Confusing gross profit with net profit is one of the most expensive mistakes e-commerce sellers make. Here is what each number means and which one actually matters.

Gross Profit vs Net Profit: A Plain-English Guide for Sellers

Gross profit and net profit are not the same number and mixing them up can make a failing product look profitable. This guide explains both clearly, shows you when each matters, and ties directly to our free Profit Calculator which handles the maths for Amazon, eBay, Etsy, Shopify, and 12 other platforms.

What Is Gross Profit?

Gross profit is revenue minus the direct cost of making or acquiring the product you sold:

Gross Profit = Selling Price − Cost of Goods Sold (COGS)

COGS for an e-commerce seller typically means: product cost + inbound shipping + packaging. It excludes overheads like advertising, staff, software, or platform fees.

What Is Net Profit?

Net profit is what remains after subtracting all costs COGS plus all operating expenses:

Net Profit = Gross Profit − Operating Expenses

Operating expenses include platform fees (Amazon charges up to 15%), outbound shipping, advertising, returns, software subscriptions, and payment processing fees. Net profit is the number that actually lands in your account. Use our Profit Calculator to see platform fees automatically applied by marketplace.

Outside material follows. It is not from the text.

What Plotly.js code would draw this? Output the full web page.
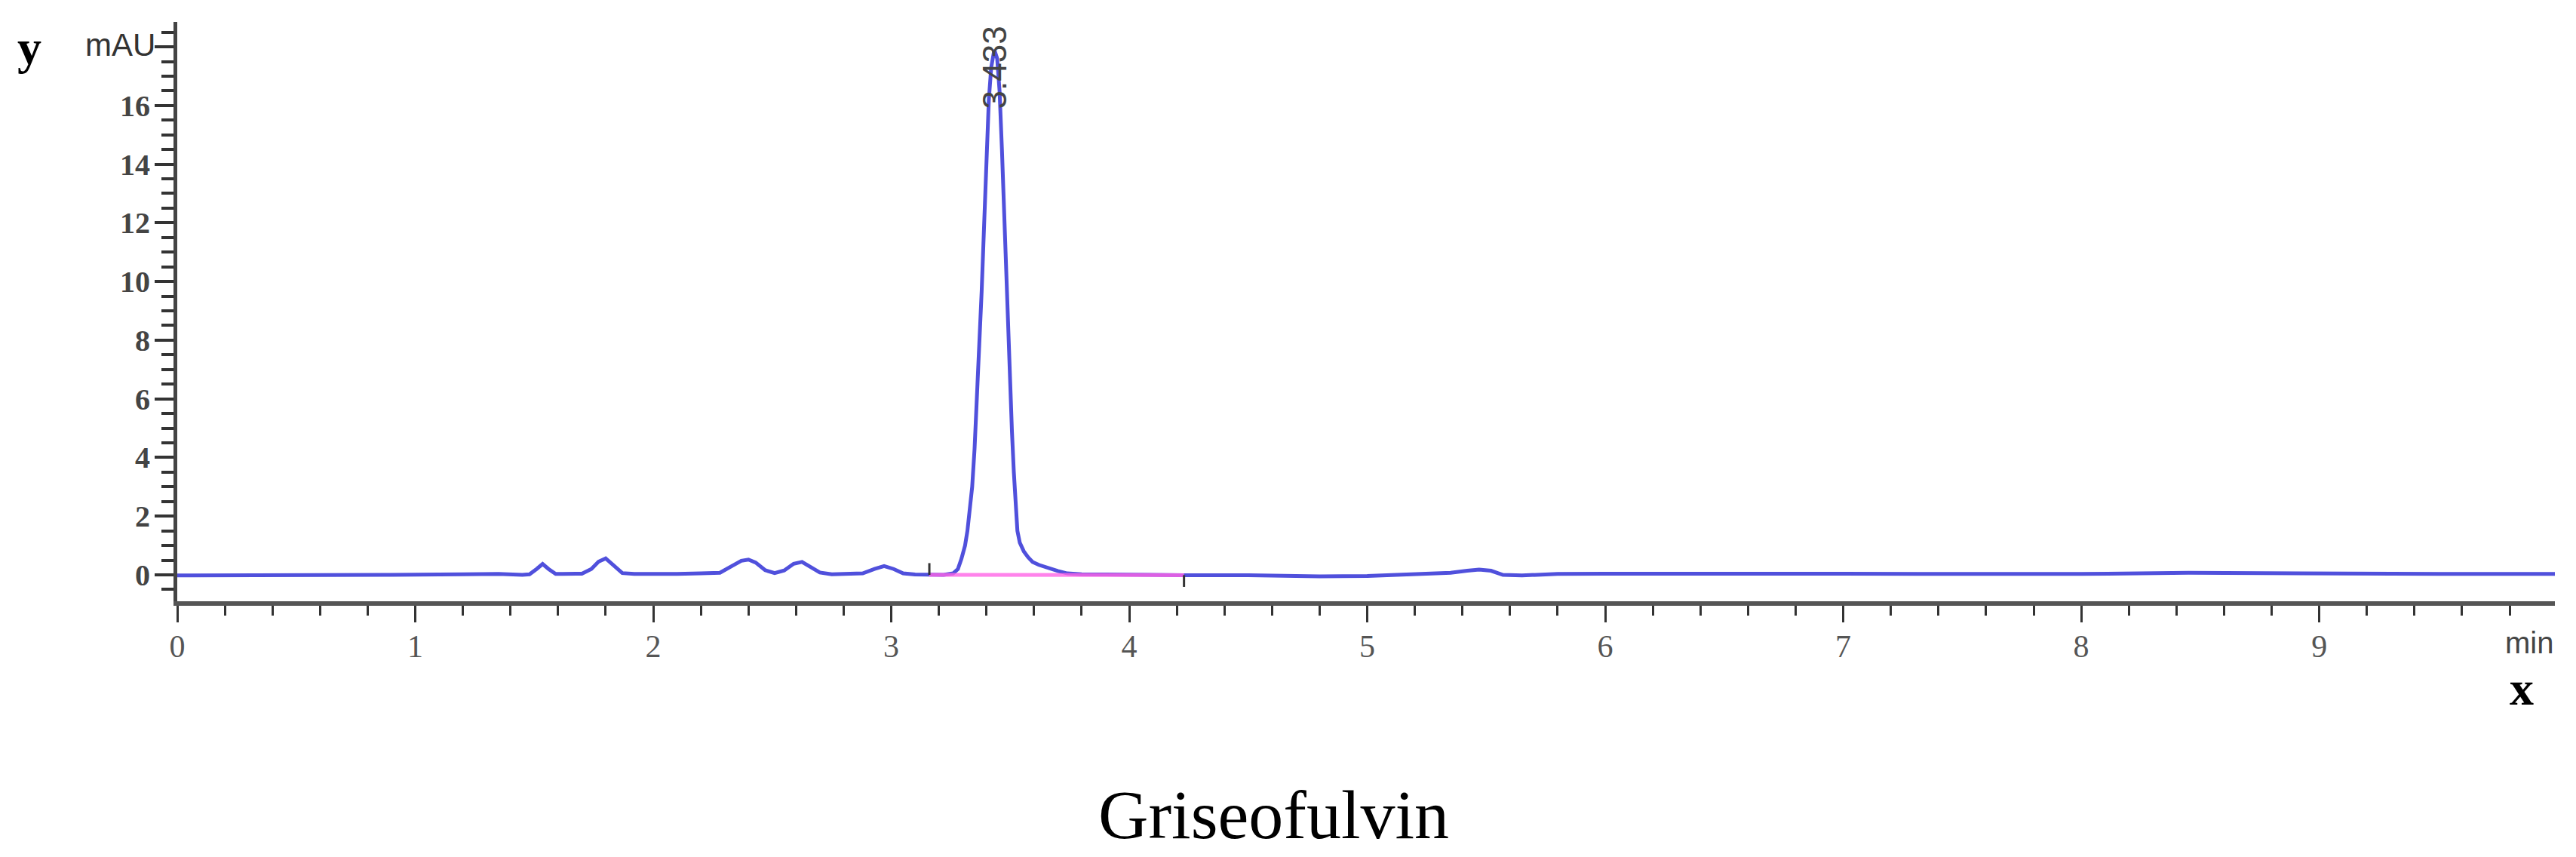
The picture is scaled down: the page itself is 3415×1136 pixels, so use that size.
<!DOCTYPE html>
<html>
<head>
<meta charset="utf-8">
<script src="https://cdn.plot.ly/plotly-3.0.1.min.js"></script>
<style>html,body{margin:0;padding:0;background:#fff;}#chart{width:3415px;height:1136px;}</style>
</head>
<body>
<div id="chart"></div>
<script>
// Retention time (min) and detector signal (mAU)
var timeMin = [0, 0.3, 0.6, 0.9, 1.2, 1.35, 1.45, 1.48, 1.51, 1.535, 1.56, 1.59, 1.62, 1.70, 1.74, 1.77, 1.80, 1.83, 1.87, 1.92, 2.0, 2.1, 2.2, 2.28, 2.33, 2.37, 2.40, 2.43, 2.47, 2.51, 2.55, 2.59, 2.625, 2.66, 2.70, 2.75, 2.82, 2.88, 2.93, 2.97, 3.01, 3.05, 3.10, 3.16, 3.22, 3.26,
  3.28, 3.295, 3.31, 3.32, 3.33, 3.34, 3.35, 3.357, 3.365, 3.372, 3.38, 3.39, 3.40, 3.41, 3.42, 3.433, 3.445, 3.455, 3.465, 3.475, 3.483, 3.49, 3.499, 3.507, 3.515, 3.523, 3.53, 3.54, 3.557, 3.575, 3.594, 3.62, 3.657, 3.70, 3.74,
  3.8, 3.9, 4.0, 4.23, 4.5, 4.8, 5.0, 5.2, 5.35, 5.42, 5.47, 5.52, 5.57, 5.65, 5.8, 6.0, 6.5, 7.0, 7.5, 8.0, 8.45, 8.9, 9.5, 9.99];
var signalMAU = [-0.02, -0.02, -0.02, 0.0, 0.02, 0.03, 0.0, 0.02, 0.2, 0.37, 0.2, 0.03, 0.03, 0.04, 0.2, 0.45, 0.56, 0.35, 0.06, 0.03, 0.02, 0.03, 0.05, 0.07, 0.3, 0.48, 0.52, 0.42, 0.16, 0.06, 0.15, 0.38, 0.44, 0.28, 0.08, 0.02, 0.02, 0.05, 0.2, 0.3, 0.2, 0.05, 0.01, 0.0, 0.0, 0.05,
  0.2, 0.55, 1.0, 1.5, 2.2, 3.0, 4.3, 5.5, 6.7, 7.9, 9.7, 11.9, 14.5, 16.2, 17.3, 17.9, 17.6, 16.5, 14.5, 12.0, 9.9, 8.2, 6.4, 4.9, 3.5, 2.3, 1.5, 1.1, 0.8, 0.6, 0.44, 0.34, 0.24, 0.13, 0.05,
  0.02, 0.01, 0.0, -0.01, -0.01, -0.05, -0.04, 0.02, 0.07, 0.14, 0.18, 0.14, 0.0, -0.02, 0.03, 0.04, 0.05, 0.04, 0.03, 0.03, 0.07, 0.04, 0.03, 0.03];

// Integration baseline of the main peak
var baselineTime = [3.16, 4.23];
var baselineSignal = [0.0, -0.01];

// Peak label
var peakTime = 3.433;
var peakLabel = "3.433";
var peakLabelY = 17.3;

// Axis ticks
var yTickVals = [0, 2, 4, 6, 8, 10, 12, 14, 16, 18];
var yTickText = ["0", "2", "4", "6", "8", "10", "12", "14", "16", ""];
var xTickVals = [0, 1, 2, 3, 4, 5, 6, 7, 8, 9];
var xTickText = ["0", "1", "2", "3", "4", "5", "6", "7", "8", "9"];

var traces = [
  {x: timeMin, y: signalMAU, type: 'scatter', mode: 'lines',
   line: {color: 'rgb(80,80,220)', width: 5}, hoverinfo: 'skip', showlegend: false},
  {x: baselineTime, y: baselineSignal, type: 'scatter', mode: 'lines',
   line: {color: 'rgba(255,100,230,0.8)', width: 5}, hoverinfo: 'skip', showlegend: false}
];

var shapes = [
  {type: 'line', xref: 'x', yref: 'y', x0: baselineTime[0], x1: baselineTime[0], y0: baselineSignal[0], y1: baselineSignal[0] + 0.4,
   line: {color: '#333', width: 3}},
  {type: 'line', xref: 'x', yref: 'y', x0: baselineTime[1], x1: baselineTime[1], y0: baselineSignal[1] - 0.4, y1: baselineSignal[1],
   line: {color: '#333', width: 3}}
];

var annotations = [
  {x: peakTime, y: peakLabelY, xref: 'x', yref: 'y', text: peakLabel, textangle: -90, showarrow: false,
   font: {family: 'Liberation Sans, Arial, sans-serif', size: 44, color: '#444'}},
  {x: 208, y: 59, xref: 'paper', yref: 'paper', text: 'mAU', showarrow: false, xanchor: 'right', yanchor: 'middle',
   font: {family: 'Liberation Sans, Arial, sans-serif', size: 42, color: '#333'}},
  {x: 3387, y: 852, xref: 'paper', yref: 'paper', text: 'min', showarrow: false, xanchor: 'right', yanchor: 'middle',
   font: {family: 'Liberation Sans, Arial, sans-serif', size: 40, color: '#444'}},
  {x: 3343, y: 912, xref: 'paper', yref: 'paper', text: 'x', showarrow: false, xanchor: 'center', yanchor: 'middle',
   font: {family: 'Liberation Serif, Times New Roman, serif', size: 64, color: '#000', weight: 'bold'}},
  {x: 39, y: 62, xref: 'paper', yref: 'paper', text: 'y', showarrow: false, xanchor: 'center', yanchor: 'middle',
   font: {family: 'Liberation Serif, Times New Roman, serif', size: 64, color: '#000', weight: 'bold'}},
  {x: 1688, y: 1080, xref: 'paper', yref: 'paper', text: 'Griseofulvin', showarrow: false, xanchor: 'center', yanchor: 'middle',
   font: {family: 'Liberation Serif, Times New Roman, serif', size: 92, color: '#000'}}
];

// convert pixel-placed annotations into paper coordinates
var W = 3415, H = 1136, mL = 235, mR = 28, mT = 29, mB = 339;
var pw = W - mL - mR, ph = H - mT - mB;
annotations.forEach(function (a) {
  if (a.xref === 'paper') {
    a.x = (a.x - mL) / pw;
    a.y = 1 - (a.y - mT) / ph;
  }
});

var layout = {
  width: W, height: H,
  margin: {l: mL, r: mR, t: mT, b: mB, pad: 0},
  paper_bgcolor: '#fff', plot_bgcolor: '#fff',
  showlegend: false,
  xaxis: {
    range: [0, 9.99], showgrid: false, zeroline: false,
    showline: true, linecolor: '#555', linewidth: 6,
    tickmode: 'array', tickvals: xTickVals, ticktext: xTickText,
    ticks: 'outside', ticklen: 22, tickwidth: 3, tickcolor: '#333',
    minor: {dtick: 0.2, tick0: 0, ticks: 'outside', ticklen: 13, tickwidth: 3, tickcolor: '#333', showgrid: false},
    tickfont: {family: 'Liberation Serif, Times New Roman, serif', size: 42, color: '#555'},
    ticklabelstandoff: -4,
    fixedrange: true
  },
  yaxis: {
    range: [-0.9, 18.85], showgrid: false, zeroline: false,
    showline: true, linecolor: '#444', linewidth: 5,
    tickmode: 'array', tickvals: yTickVals, ticktext: yTickText,
    ticks: 'outside', ticklen: 25, tickwidth: 4, tickcolor: '#333',
    minor: {dtick: 0.5, tick0: 0, ticks: 'outside', ticklen: 16, tickwidth: 4, tickcolor: '#333', showgrid: false},
    tickfont: {family: 'Liberation Serif, Times New Roman, serif', size: 40, color: '#444', weight: 'bold'},
    ticklabelstandoff: -2,
    fixedrange: true
  },
  shapes: shapes,
  annotations: annotations
};

Plotly.newPlot('chart', traces, layout, {staticPlot: true, displayModeBar: false});
</script>
</body>
</html>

Gross Margin vs Net Margin

Absolute profit figures are misleading without context. A $10 profit on a $12 product is extraordinary; a $10 profit on a $500 product is a disaster. Margin percentage normalises the comparison:

  • Gross Margin = Gross Profit ÷ Selling Price × 100
  • Net Margin = Net Profit ÷ Selling Price × 100

For physical products, a net margin of 15–25% is generally considered healthy. Below 10% leaves very little room for price competition or returns. Use our VAT Calculator to ensure tax is correctly excluded from your margin calculations where applicable.

Why Sellers Get This Wrong

The most common mistake: calculating gross profit, seeing a comfortable margin, then forgetting that platform fees, returns, and advertising can consume 20–30% of revenue. A product with a 35% gross margin and $8 per unit advertising spend can have negative net profit.

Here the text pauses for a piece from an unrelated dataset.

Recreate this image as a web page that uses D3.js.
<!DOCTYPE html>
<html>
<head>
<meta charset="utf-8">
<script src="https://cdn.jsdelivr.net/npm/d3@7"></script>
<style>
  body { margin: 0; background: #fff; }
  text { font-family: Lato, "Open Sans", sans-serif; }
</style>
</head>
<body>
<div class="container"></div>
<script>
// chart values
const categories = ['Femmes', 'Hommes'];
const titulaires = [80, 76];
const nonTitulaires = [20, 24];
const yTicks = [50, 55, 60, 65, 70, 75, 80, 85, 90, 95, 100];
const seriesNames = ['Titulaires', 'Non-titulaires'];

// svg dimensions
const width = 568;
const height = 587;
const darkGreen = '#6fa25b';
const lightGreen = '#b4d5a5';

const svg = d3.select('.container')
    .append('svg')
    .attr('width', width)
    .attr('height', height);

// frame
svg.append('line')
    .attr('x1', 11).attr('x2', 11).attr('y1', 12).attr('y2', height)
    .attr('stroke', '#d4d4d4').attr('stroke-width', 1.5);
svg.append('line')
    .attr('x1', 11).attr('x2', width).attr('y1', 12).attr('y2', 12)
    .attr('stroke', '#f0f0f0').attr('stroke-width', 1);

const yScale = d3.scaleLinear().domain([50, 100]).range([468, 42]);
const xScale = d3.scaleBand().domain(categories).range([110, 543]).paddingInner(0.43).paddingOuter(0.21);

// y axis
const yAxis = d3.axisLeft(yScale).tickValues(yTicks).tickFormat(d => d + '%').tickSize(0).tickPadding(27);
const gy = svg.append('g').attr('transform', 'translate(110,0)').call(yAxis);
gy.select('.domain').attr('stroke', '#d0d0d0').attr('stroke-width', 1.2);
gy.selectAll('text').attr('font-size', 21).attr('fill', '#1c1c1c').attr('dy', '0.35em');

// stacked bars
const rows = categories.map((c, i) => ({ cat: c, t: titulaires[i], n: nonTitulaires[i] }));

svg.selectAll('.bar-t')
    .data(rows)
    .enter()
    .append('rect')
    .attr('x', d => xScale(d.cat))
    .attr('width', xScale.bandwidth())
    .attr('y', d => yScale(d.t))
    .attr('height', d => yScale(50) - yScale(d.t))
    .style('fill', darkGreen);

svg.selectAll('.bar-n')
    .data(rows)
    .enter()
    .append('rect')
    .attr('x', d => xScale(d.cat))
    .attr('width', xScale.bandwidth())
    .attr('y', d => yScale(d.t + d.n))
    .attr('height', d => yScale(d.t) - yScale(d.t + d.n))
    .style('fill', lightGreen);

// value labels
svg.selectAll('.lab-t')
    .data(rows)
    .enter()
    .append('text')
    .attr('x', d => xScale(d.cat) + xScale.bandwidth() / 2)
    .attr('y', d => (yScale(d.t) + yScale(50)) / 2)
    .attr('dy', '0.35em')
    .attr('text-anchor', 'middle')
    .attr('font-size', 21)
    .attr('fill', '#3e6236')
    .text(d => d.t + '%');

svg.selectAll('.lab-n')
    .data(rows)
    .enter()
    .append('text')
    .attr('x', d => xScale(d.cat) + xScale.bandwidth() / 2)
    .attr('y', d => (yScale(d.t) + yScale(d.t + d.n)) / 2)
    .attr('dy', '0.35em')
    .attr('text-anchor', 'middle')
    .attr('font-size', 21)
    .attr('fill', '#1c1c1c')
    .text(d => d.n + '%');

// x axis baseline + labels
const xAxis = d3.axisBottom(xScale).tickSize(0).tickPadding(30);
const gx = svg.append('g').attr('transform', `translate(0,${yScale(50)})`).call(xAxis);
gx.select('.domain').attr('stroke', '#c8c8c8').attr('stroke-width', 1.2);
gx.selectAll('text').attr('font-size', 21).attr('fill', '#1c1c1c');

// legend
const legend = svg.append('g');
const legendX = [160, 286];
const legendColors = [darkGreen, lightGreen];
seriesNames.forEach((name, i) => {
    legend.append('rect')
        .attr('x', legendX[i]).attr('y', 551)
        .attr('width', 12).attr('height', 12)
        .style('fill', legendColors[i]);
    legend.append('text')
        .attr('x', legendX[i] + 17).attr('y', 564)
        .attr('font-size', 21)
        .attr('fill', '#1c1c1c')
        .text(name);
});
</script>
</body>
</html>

Always model your worst-case scenario: what happens if your return rate doubles or you need to run a 20% promotion? The Discount Calculator shows how promotions affect your net margin before you commit to a sale price.

Frequently Asked Questions

Which metric should I focus on gross or net profit?

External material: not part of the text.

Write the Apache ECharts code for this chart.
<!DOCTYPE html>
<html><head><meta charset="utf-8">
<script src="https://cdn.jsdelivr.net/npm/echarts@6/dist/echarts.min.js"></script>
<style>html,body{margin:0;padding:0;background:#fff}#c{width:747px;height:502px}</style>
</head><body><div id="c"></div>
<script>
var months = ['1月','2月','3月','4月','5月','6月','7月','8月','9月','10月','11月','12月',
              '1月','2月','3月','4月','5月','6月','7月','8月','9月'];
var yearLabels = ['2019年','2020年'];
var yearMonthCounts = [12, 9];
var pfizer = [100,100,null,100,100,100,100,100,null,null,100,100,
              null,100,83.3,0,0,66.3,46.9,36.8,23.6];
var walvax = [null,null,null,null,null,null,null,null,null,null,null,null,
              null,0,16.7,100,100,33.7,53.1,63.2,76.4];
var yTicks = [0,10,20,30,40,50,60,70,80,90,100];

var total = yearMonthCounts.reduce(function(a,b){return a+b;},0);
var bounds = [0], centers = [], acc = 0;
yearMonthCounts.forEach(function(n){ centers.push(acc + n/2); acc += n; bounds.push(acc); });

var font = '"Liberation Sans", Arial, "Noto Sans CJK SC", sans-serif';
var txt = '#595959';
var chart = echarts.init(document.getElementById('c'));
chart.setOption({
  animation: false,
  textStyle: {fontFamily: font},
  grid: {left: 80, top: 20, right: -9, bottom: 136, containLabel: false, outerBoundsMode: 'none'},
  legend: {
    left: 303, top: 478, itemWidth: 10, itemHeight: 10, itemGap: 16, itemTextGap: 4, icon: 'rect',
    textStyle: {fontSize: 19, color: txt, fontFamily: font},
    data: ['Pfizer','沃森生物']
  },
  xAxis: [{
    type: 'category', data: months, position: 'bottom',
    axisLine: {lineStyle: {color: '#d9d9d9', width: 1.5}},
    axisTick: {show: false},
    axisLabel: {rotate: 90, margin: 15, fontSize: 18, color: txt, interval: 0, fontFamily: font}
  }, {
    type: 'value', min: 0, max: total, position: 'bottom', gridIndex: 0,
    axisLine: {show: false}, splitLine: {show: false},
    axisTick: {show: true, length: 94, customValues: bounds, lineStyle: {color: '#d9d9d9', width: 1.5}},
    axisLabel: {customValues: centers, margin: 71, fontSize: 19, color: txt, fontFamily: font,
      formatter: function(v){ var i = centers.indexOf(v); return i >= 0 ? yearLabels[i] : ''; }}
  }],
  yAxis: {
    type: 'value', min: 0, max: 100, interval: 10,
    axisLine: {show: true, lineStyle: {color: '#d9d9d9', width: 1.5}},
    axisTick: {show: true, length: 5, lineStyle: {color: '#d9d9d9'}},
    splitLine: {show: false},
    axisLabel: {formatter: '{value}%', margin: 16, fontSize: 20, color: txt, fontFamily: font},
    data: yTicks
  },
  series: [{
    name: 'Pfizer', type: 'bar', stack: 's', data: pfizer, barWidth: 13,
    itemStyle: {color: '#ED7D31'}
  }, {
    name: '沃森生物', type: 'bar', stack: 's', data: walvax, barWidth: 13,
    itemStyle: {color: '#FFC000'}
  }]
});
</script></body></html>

Net profit is the metric that matters for business viability. Gross profit is useful for understanding product-level economics (is the product worth stocking?) but net profit tells you whether the entire business is sustainable. According to Investopedia, industries with net margins consistently below 5% are considered low-margin and highly vulnerable to cost increases.

What is a good profit margin for Amazon sellers?

Industry benchmarks suggest aiming for a minimum 15% net margin after all Amazon fees (referral fee, FBA fees, advertising). Amazon referral fees range from 6% to 45% depending on category see the Amazon seller fee schedule for current rates.

Does gross profit include shipping?

It depends on your definition of COGS. Inbound shipping (to get the product to you) is typically included in COGS. Outbound shipping (to send to the customer) is usually an operating expense. Be consistent in your definitions so you can compare performance across time periods.